I recently encountered an issue while working with Docker and GPU utilization. Specifically, I used the “docker run --gpus all” command to launch my container, but when I executed my Python training code, I noticed that only one GPU was being utilized, even though my server has 8 P100 GPUs. The rest of the GPUs appeared to be idle, as shown in the image below:
In a typical setup, GPU allocation should happen automatically, thanks to NVLink, without the need for additional code. Is my understanding correct in this regard?
The limited GPU usage has significantly slowed down my training process, and I’m eager to resolve this issue. As a side note, my system originally ran DGX OS 3.1.2. To enable the use of CUDA 12.1, I performed a fresh installation of DGX OS 5.4 and subsequently upgraded to DGX OS 6.1. It’s possible that this upgrade has contributed to the issue I’m facing.
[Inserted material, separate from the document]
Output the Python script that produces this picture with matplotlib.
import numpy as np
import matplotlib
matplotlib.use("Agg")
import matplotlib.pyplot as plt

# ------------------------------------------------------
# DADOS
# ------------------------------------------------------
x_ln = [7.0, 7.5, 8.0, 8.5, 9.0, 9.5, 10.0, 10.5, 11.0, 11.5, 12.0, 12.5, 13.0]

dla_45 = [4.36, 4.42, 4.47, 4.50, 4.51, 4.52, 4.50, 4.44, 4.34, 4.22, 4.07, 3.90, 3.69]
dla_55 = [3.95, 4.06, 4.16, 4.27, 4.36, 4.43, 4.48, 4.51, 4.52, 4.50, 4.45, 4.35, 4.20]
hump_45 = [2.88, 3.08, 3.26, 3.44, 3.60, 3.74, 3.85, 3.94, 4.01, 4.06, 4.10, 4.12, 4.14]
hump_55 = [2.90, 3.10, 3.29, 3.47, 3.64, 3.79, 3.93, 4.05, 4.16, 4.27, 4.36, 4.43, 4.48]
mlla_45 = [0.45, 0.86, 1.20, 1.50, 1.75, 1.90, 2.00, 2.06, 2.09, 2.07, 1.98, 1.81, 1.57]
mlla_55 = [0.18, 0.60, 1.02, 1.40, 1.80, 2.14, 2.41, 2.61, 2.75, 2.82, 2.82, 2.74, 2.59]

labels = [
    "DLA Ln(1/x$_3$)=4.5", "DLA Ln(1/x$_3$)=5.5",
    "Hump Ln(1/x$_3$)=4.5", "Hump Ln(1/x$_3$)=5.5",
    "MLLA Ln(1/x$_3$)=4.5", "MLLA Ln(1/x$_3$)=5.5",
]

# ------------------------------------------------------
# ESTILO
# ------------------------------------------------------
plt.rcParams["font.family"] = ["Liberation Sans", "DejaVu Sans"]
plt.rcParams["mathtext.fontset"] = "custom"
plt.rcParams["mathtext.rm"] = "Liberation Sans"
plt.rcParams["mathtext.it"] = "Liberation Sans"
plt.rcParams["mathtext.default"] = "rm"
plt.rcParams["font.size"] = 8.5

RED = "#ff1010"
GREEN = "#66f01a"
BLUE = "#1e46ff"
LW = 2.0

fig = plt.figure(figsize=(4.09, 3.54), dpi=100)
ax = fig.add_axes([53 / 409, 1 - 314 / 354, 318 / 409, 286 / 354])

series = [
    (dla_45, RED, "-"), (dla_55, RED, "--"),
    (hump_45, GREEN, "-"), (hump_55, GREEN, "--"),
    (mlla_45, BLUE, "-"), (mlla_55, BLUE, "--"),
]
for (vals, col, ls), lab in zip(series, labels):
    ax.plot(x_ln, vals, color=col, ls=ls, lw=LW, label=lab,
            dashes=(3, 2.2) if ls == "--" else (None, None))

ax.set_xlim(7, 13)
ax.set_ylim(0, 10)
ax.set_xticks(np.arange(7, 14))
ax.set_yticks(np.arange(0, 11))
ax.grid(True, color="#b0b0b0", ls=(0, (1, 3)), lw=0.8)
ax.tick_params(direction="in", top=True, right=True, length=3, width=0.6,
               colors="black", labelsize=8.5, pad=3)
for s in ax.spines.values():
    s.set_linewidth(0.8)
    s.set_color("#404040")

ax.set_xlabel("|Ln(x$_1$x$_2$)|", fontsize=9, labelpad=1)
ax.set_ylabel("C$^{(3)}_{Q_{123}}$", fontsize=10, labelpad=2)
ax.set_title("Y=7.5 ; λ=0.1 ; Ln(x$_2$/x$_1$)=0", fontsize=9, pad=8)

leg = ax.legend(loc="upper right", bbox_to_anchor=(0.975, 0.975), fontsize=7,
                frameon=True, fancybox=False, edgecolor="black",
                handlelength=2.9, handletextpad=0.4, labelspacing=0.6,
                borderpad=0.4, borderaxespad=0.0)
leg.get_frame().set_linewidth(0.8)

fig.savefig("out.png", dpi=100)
In addition, I conducted tests using the “PyTorch | NVIDIA NGC” image, running mnist main.py. To my surprise, it took more than 10 seconds for a single iteration, and completing one epoch required several minutes. This performance is notably slower than that of an RTX 3070 and significantly lags behind the DGX-2 T4 platform.
I’m keen to determine if there’s a misconfiguration on my system or if there are other underlying issues at play. Your insights and guidance on this matter would be greatly appreciated. Thank you in advance for your assistance.